The study highlights how large aquatic animals including sharks, whales, or even extinct marine reptiles, follow similar patterns when it comes to body proportions. “The physics of swimming limit how stocky or stretched out a massive predator can be,” Higham said.

The research also sheds light on megalodon’s swimming capabilities. While debates have raged over whether it was a high-speed predator or a slower, cruising hunter, the new findings suggest a balance. The shark likely swam at moderate speeds, with the ability to burst forward when attacking prey. Given its sheer size and energy demands, constant high-speed swimming wouldn’t have been efficient.

The study also indicates that as a newborn, a megalodon could have been nearly 13 feet long, roughly the size of an adult great white shark. “It is entirely possible that megalodon pups were already taking down marine mammals shortly after being born,” Sternes said.

A key breakthrough of this study was identifying the lemon shark as the best living analog for megalodon’s proportions. Unlike the great white, lemon sharks have a more elongated body. When the researchers scaled up the proportions of a lemon shark to megalodon’s estimated length, it was a near-perfect match.

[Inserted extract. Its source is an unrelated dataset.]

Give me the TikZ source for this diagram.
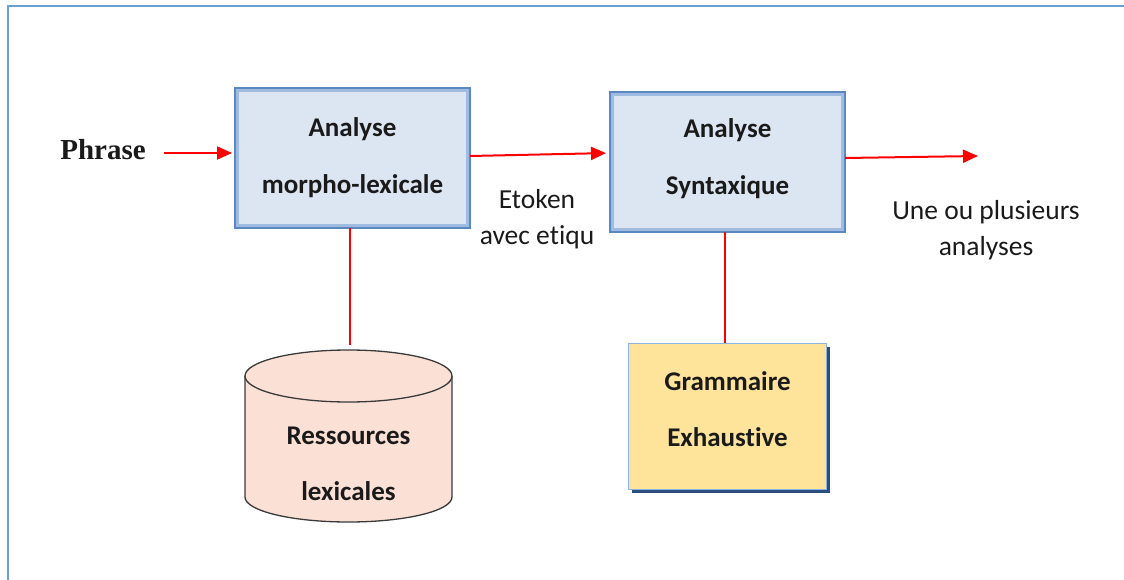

“This research not only refines our understanding of what megalodon looked like, but it also provides a framework for studying how size influences movement in marine animals,” Sternes said.

Beyond reshaping our understanding of megalodon, the study offers insight into why only certain animals can evolve to massive sizes.

“Gigantism isn’t just about getting bigger—it’s about evolving the right body to survive at that scale,” Sternes said. “And megalodon may have been one of the most extreme examples of that.”